Juanita, una chica buena de Loroño, de mucha categoría espiritual.. Con sencillez se ofreció para ayudar a mi madre y para acompañarla los días que faltaba yo de la parroquia. Se adhería a todas las familias, cuando había algún enfermo, para realizar algún servicio humilde. Me sentí amigo de ella, sin que en ningún momento saltara la chispa del amor. Le dejaba libros de literatura y actualidad. Quería superarse en materia cultural. Mucho me alegré cuando supe que se había enamorado de un practicante. Con él se casó y viven en la Ciudad. Me visitaron en su viaje de novios, y todos los años nos felicitamos. No menciono los nombres de chicas que rondaban y lanzaban alguna indirecta; no suponían para mí ni peligro remoto.

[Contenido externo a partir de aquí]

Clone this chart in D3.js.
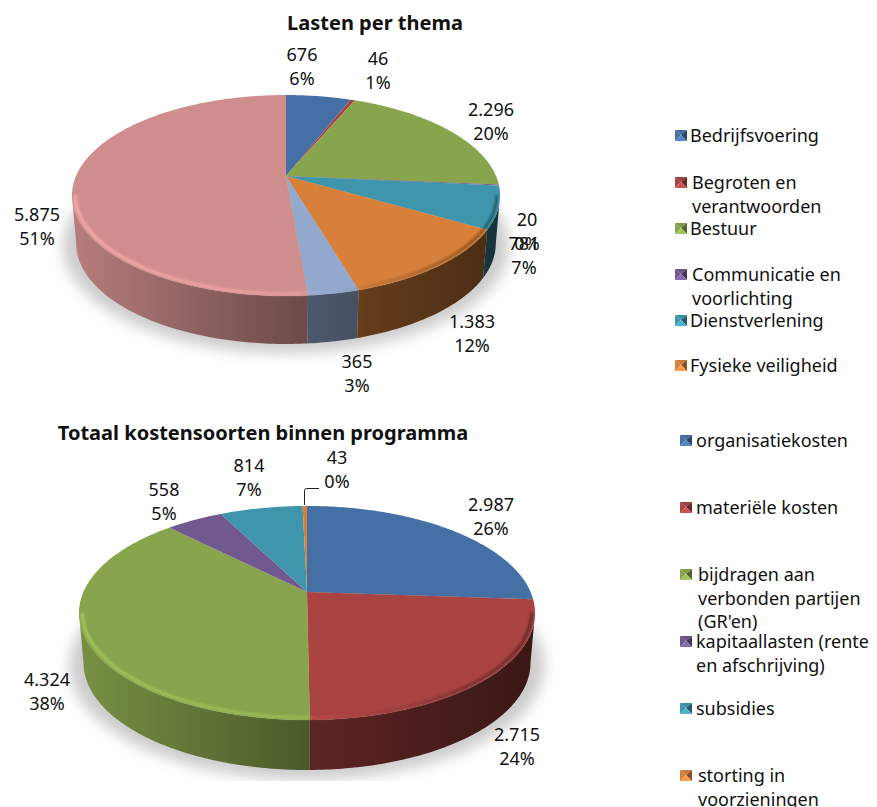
<!DOCTYPE html>
<html lang="nl">
<head>
<meta charset="UTF-8">
<title>Lasten per thema</title>
<script src="https://d3js.org/d3.v7.min.js"></script>
<style>
  html, body { margin: 0; padding: 0; background: #fff; }
  svg { display: block; }
  text { font-family: "Noto Sans", sans-serif; fill: #111; }
  .title { font-weight: bold; font-size: 20px; text-anchor: middle; }
  .label { font-size: 18px; text-anchor: middle; }
  .legend { font-size: 18px; }
</style>
</head>
<body>
<div id="chart"></div>
<script>
// kleuren
const colours = ["#4570A5", "#A94442", "#88A44C", "#71588F", "#3F95AC", "#D8803A", "#92A8CD", "#CF8E8D"];

// bovenste taart
const themaNames = [["Bedrijfsvoering"], ["Begroten en", "verantwoorden"], ["Bestuur"], ["Communicatie en", "voorlichting"], ["Dienstverlening"], ["Fysieke veiligheid"]];
const themaValues = [676, 46, 2296, 20, 781, 1383, 365, 5875];
const themaPct = [6, 1, 20, 0, 7, 12, 3, 51];

// onderste taart
const kostenNames = [["organisatiekosten"], ["materiële kosten"], ["bijdragen aan", "verbonden partijen", "(GR'en)"], ["kapitaallasten (rente", "en afschrijving)"], ["subsidies"], ["storting in", "voorzieningen"]];
const kostenValues = [2987, 2715, 4324, 558, 814, 43];
const kostenPct = [26, 24, 38, 5, 7, 0];

// layout, los van de data
const themaLayout = {
  id: "thema", cx: 286, cy: 176, a: 210, b: 96.7, p: 0.194, depth: 48, clipBottom: 370,
  title: "Lasten per thema", titleX: 375, titleY: 30,
  labelX: [302, 378, 491, 527, 524, 472, 357, 37],
  labelY: [61, 65, 116, 226, 250, 328, 368, 221],
  legendSwatchX: 675, legendTextX: [690, 692, 690, 692, 690, 690],
  legendY: [142, 189, 235, 281, 327, 372]
};
const kostenLayout = {
  id: "kosten", cx: 307, cy: 592, a: 223.6, b: 102.9, p: 0.196, depth: 50, clipBottom: 781,
  title: "Totaal kostensoorten binnen programma", titleX: 263, titleY: 440,
  labelX: [491, 517, 47, 164, 249, 337],
  labelY: [511, 741, 686, 496, 472, 464],
  legendSwatchX: 680, legendTextX: [696, 696, 698, 696, 696, 698],
  legendY: [447, 514, 581, 648, 715, 782]
};

const lineGap = 24;
const numFormat = d3.formatLocale({decimal: ",", thousands: ".", grouping: [3], currency: ["", ""]}).format(",d");

const svg = d3.select("#chart").append("svg").attr("width", 877).attr("height", 807);
const defs = svg.append("defs");

defs.append("filter").attr("id", "shadowBlur").attr("x", "-10%").attr("y", "-10%").attr("width", "120%").attr("height", "120%")
  .append("feGaussianBlur").attr("stdDeviation", 7);
defs.append("filter").attr("id", "rimBlur").attr("x", "-5%").attr("y", "-5%").attr("width", "110%").attr("height", "110%")
  .append("feGaussianBlur").attr("stdDeviation", 1);

const line = d3.line().x(d => d[0]).y(d => d[1]);

function drawPie(cfg, values, pct, names) {
  const g = svg.append("g").attr("id", cfg.id);
  const arcs = d3.pie().sort(null).value(d => d)(values);

  // schermpositie op de schijf, perspectief
  const project = (angle, r, low) => {
    const u = r * Math.sin(angle), v = -r * Math.cos(angle), w = 1 - cfg.p * v;
    const sx = low ? 0.98 : 1;
    return [cfg.cx + cfg.a * u / w * sx, cfg.cy + cfg.b * v / w + (low ? cfg.depth : 0)];
  };
  const angles = (a0, a1) => d3.range(a0, a1, 0.015).concat([a1]);

  // zijkant alleen zichtbaar tussen de raakpunten links en rechts
  const wallStart = Math.acos(-cfg.p), wallEnd = 2 * Math.PI - wallStart;
  const halfWidth = cfg.a / Math.sqrt(1 - cfg.p * cfg.p);
  const shade = d3.scaleLinear().domain([0, 0.5, 1]).range([0.88, 0.55, 0.34]);
  const rimShade = d3.scaleLinear().domain([0, 0.5, 0.8, 1]).range([1.2, 1.12, 0.8, 0.6]);

  const scaled = (c, f) => {
    const rgb = d3.rgb(c);
    return d3.rgb(Math.min(255, rgb.r * f), Math.min(255, rgb.g * f), Math.min(255, rgb.b * f)).formatHex();
  };
  const addGradient = (id, colour, scale) => {
    const grad = defs.append("linearGradient").attr("id", id).attr("gradientUnits", "userSpaceOnUse")
      .attr("x1", cfg.cx - halfWidth).attr("x2", cfg.cx + halfWidth).attr("y1", 0).attr("y2", 0);
    scale.domain().forEach(t => grad.append("stop").attr("offset", t).attr("stop-color", scaled(colour, scale(t))));
  };

  // schaduw onder de taart
  defs.append("clipPath").attr("id", cfg.id + "-clip").append("rect")
    .attr("x", 0).attr("y", cfg.cy).attr("width", 660).attr("height", cfg.clipBottom - cfg.cy);
  g.append("g").attr("clip-path", `url(#${cfg.id}-clip)`)
    .append("path")
    .attr("d", line(angles(0, 2 * Math.PI).map(t => project(t, 1.06, true))) + "Z")
    .attr("fill", "#000").attr("opacity", 0.2).attr("filter", "url(#shadowBlur)");

  // zijkanten
  g.selectAll("path.wall").data(arcs.filter(d => Math.min(d.endAngle, wallEnd) > Math.max(d.startAngle, wallStart)))
    .join("path").attr("class", "wall")
    .attr("d", d => {
      const as = angles(Math.max(d.startAngle, wallStart), Math.min(d.endAngle, wallEnd));
      return line(as.map(t => project(t, 1, false)).concat(as.slice().reverse().map(t => project(t, 1, true)))) + "Z";
    })
    .attr("fill", d => {
      const id = `${cfg.id}-wall-${d.index}`;
      addGradient(id, colours[d.index], shade);
      return `url(#${id})`;
    });

  // bovenvlak
  g.selectAll("path.slice").data(arcs).join("path").attr("class", "slice")
    .attr("d", d => line([project(0, 0, false)].concat(angles(d.startAngle, d.endAngle).map(t => project(t, 1, false)))) + "Z")
    .attr("fill", d => colours[d.index]);

  // lichte rand aan de voorkant
  g.selectAll("path.rim").data(arcs.filter(d => Math.min(d.endAngle, wallEnd) > Math.max(d.startAngle, wallStart)))
    .join("path").attr("class", "rim")
    .attr("d", d => line(angles(Math.max(d.startAngle, wallStart), Math.min(d.endAngle, wallEnd)).map(t => project(t, 0.985, false))))
    .attr("fill", "none").attr("stroke-width", 3).attr("filter", "url(#rimBlur)")
    .attr("stroke", d => {
      const id = `${cfg.id}-rim-${d.index}`;
      addGradient(id, colours[d.index], rimShade);
      return `url(#${id})`;
    });

  // labels
  const labels = g.selectAll("text.label").data(arcs).join("text").attr("class", "label")
    .attr("x", d => cfg.labelX[d.index]).attr("y", d => cfg.labelY[d.index]);
  labels.append("tspan").attr("x", d => cfg.labelX[d.index]).text(d => numFormat(d.value));
  labels.append("tspan").attr("x", d => cfg.labelX[d.index]).attr("dy", lineGap).text(d => pct[d.index] + "%");

  // titel
  g.append("text").attr("class", "title").attr("x", cfg.titleX).attr("y", cfg.titleY).text(cfg.title);

  // legenda
  const items = g.selectAll("g.item").data(names).join("g").attr("class", "item");
  const size = 12;
  items.each(function (name, i) {
    const item = d3.select(this);
    const x = cfg.legendSwatchX, y = cfg.legendY[i] - 12;
    const c = colours[i];
    const tri = (pts, fill) => item.append("path").attr("d", line(pts) + "Z").attr("fill", fill);
    const m = [x + size / 2, y + size / 2 - 1];
    tri([[x, y], [x + size, y], m], scaled(c, 0.95));
    tri([[x, y], [x, y + size - 1], m], scaled(c, 1.0));
    tri([[x + size, y], [x + size, y + size - 1], m], scaled(c, 0.62));
    tri([[x, y + size - 1], [x + size, y + size - 1], m], scaled(c, 1.2));
    const t = item.append("text").attr("class", "legend").attr("y", cfg.legendY[i]);
    name.forEach((s, k) => t.append("tspan").attr("x", cfg.legendTextX[i]).attr("dy", k ? lineGap - 0.5 : 0).text(s));
  });
}

drawPie(themaLayout, themaValues, themaPct, themaNames);
drawPie(kostenLayout, kostenValues, kostenPct, kostenNames);

// verbindingslijn naar het kleine segment
const leaderX = d3.scaleLinear().domain([0, 1]).range([304.5, 319]);
const leaderY = d3.scaleLinear().domain([0, 1]).range([505, 488.5]);
svg.append("path")
  .attr("d", `M${leaderX(0)},${leaderY(0)}V${leaderY(1) + 2}Q${leaderX(0)},${leaderY(1)} ${leaderX(0) + 2},${leaderY(1)}H${leaderX(1)}`)
  .attr("fill", "none").attr("stroke", "#222").attr("stroke-width", 1);
</script>
</body>
</html>
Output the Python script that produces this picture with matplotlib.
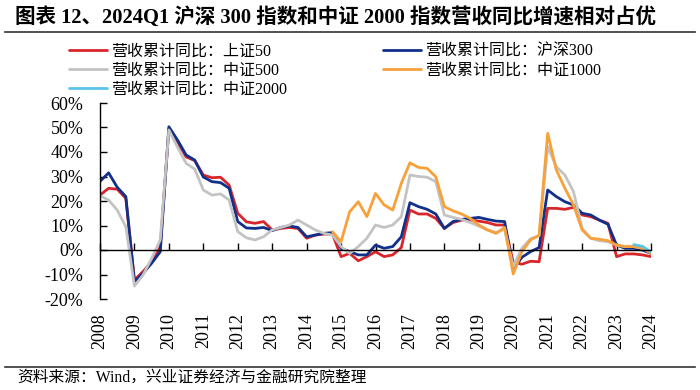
import numpy as np
import matplotlib
matplotlib.use("Agg")
import matplotlib.pyplot as plt

# quarterly cumulative revenue yoy (%), 2008Q1 .. 2024Q1
years = [str(y) for y in range(2008, 2025)]

sz50 = [22.4, 25.2, 24.8, 21.1, -12.2, -8.8, -4.8, 1.4,
        49.5, 44.0, 38.0, 36.5, 30.6, 29.5, 29.7, 26.5,
        15.0, 11.5, 10.9, 11.6, 8.2, 8.8, 9.2, 8.8,
        4.8, 6.1, 6.5, 6.5, -2.7, -1.4, -4.4, -2.7,
        -0.7, -2.7, -2.0, 1.0, 16.3, 14.7, 14.7, 12.9,
        8.8, 11.2, 12.2, 12.2, 11.8, 11.2, 10.2, 10.2,
        -5.0, -5.8, -4.6, -4.8, 17.0, 17.0, 16.6, 17.4,
        14.3, 13.6, 12.2, 10.9, -2.7, -1.6, -1.6, -2.0, -2.7]

hs300 = [28.0, 31.5, 25.6, 21.8, -13.0, -9.5, -5.4, -0.7,
         50.3, 44.9, 38.8, 36.7, 29.8, 27.9, 27.5, 25.2,
         11.6, 9.0, 8.8, 9.2, 7.9, 9.2, 9.8, 9.2,
         5.4, 6.1, 6.8, 7.1, 0.7, -0.7, -2.0, -2.0,
         2.0, 0.7, 1.4, 5.4, 19.3, 17.7, 16.6, 14.7,
         8.8, 11.6, 12.5, 12.9, 13.3, 12.5, 11.8, 11.6,
         -8.0, -3.0, -0.7, 1.0, 24.5, 21.8, 19.7, 18.4,
         15.0, 14.3, 12.2, 10.5, 2.0, 0.7, 0.7, 0.0, -1.4]

zz500 = [22.2, 20.4, 16.3, 9.5, -14.7, -10.2, -3.4, 4.1,
         49.0, 42.0, 35.4, 33.0, 24.5, 22.4, 22.9, 20.4,
         7.5, 5.0, 4.1, 5.4, 8.2, 9.2, 10.2, 12.2,
         10.2, 8.2, 6.8, 6.1, 1.4, -1.4, 1.4, 4.8,
         10.2, 9.2, 10.2, 13.6, 30.6, 30.0, 29.7, 27.9,
         14.3, 13.3, 12.5, 11.2, 9.8, 8.2, 7.1, 8.5,
         -6.8, 0.7, 4.6, 5.8, 42.2, 34.0, 30.6, 23.8,
         8.8, 4.8, 3.8, 3.4, 2.0, 1.4, 1.4, 0.7, -0.7]

zz1000 = [None] * 27 + [
    7.5, 3.4, 15.6, 19.7, 13.6,
    23.1, 18.4, 16.3, 27.2, 35.6, 33.7, 33.3, 29.9,
    17.7, 16.0, 14.7, 12.9, 10.2, 8.2, 6.8, 9.2,
    -9.8, -0.7, 4.1, 6.0, 47.6, 32.7, 25.2, 18.4,
    8.2, 4.8, 4.4, 3.8, 2.0, 1.4, 1.4, 0.7, -1.4]

zz2000 = [None] * 62 + [2.2, 1.5, -0.8]

names = ["营收累计同比：上证50", "营收累计同比：沪深300", "营收累计同比：中证500",
         "营收累计同比：中证1000", "营收累计同比：中证2000"]
colors = ["#D8262B", "#10308A", "#C3C3C3", "#F8A13A", "#5BC3EC"]

plt.rcParams['font.family'] = ['Liberation Serif', 'Noto Sans CJK SC']

fig = plt.figure(figsize=(7, 3.9), dpi=100)
ax = fig.add_axes([100 / 700, 91 / 390, 551 / 700, 196 / 390])

x = np.arange(len(hs300))
series = [sz50, hs300, zz500, zz1000, zz2000]
lines = []
for s, c, n in zip(series, colors, names):
    y = np.array([np.nan if v is None else v for v in s], dtype=float)
    ln, = ax.plot(x, y, color=c, lw=2.0, label=n, solid_joinstyle='round',
                  solid_capstyle='round')
    lines.append(ln)

ax.set_xlim(0, 64)
ax.set_ylim(-20, 60)
ax.set_yticks(range(-20, 61, 10))
ax.set_yticklabels(["%d%%" % v for v in range(-20, 61, 10)])

ax.spines['top'].set_visible(False)
ax.spines['right'].set_visible(False)
ax.spines['bottom'].set_position(('data', 0))
ax.spines['left'].set_linewidth(1.0)
ax.spines['bottom'].set_linewidth(1.0)

ax.set_xticks(range(0, 65, 4))
ax.set_xticklabels([])
ax.tick_params(axis='x', direction='in', length=5, width=1.0)
ax.tick_params(axis='y', direction='in', length=5, width=1.0, pad=12,
               labelsize=13)

# year labels below the plot area
sec = ax.secondary_xaxis(0.0)
sec.set_xticks(range(0, 65, 4))
sec.set_xticklabels(years, rotation=90, fontsize=13)
sec.tick_params(length=0, pad=10)
sec.spines['bottom'].set_visible(False)

# legend: two columns
order = [0, 2, 4, 1, 3]
fig.legend([lines[i] for i in order], [names[i] for i in order],
           loc='upper left', bbox_to_anchor=(69 / 700, 1 - 44 / 390),
           ncol=2, frameon=False, fontsize=11.5, handlelength=2.4,
           handletextpad=0.25, columnspacing=6.0, labelspacing=0.18,
           borderpad=0, borderaxespad=0)

fig.text(15 / 700, 1 - 18 / 390,
         "图表 12、2024Q1 沪深 300 指数和中证 2000 指数营收同比增速相对占优",
         fontsize=14.8, fontweight='bold', va='center', ha='left')
fig.add_artist(plt.Line2D([5 / 700, 695 / 700], [1 - 32 / 390, 1 - 32 / 390],
                          color='#333333', lw=1.2))
fig.add_artist(plt.Line2D([5 / 700, 695 / 700], [1 - 367 / 390, 1 - 367 / 390],
                          color='#333333', lw=1.2))
fig.text(17 / 700, 1 - 378 / 390, "资料来源：Wind，兴业证券经济与金融研究院整理",
         fontsize=11.3, va='center', ha='left')

fig.savefig("out.png", dpi=100)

Sonó la bomba en la Ciudad. El coadjutor de San Juan, Ramón Santesteban, se seculariza. Nadie en el pueblo presumía que los curas pudieran contraer matrimonio. En mi mente estaba en proyecto la decisión. Me alegré de no ser el primero de la zona. Me enteré de su dirección en Madrid. Le escribí dándole ánimo y comprendiéndole. Nada contestó. En sus circunstancias cuánto hubiera yo agradecido un gesto semejante. Me ha ocurrido lo contrario: he escrito muchas cartas a antiguos compañeros, y muchos de ellos no se han dignado contestar. Así son las cosas.

Publico en pequeñas entregas la verdadera historia de mi vida de cristiano, sacerdote, padre y abuelo. Por razones obvias son supuestos los nombres geográficos de mis lugares de adulto. A muchos puede interesar.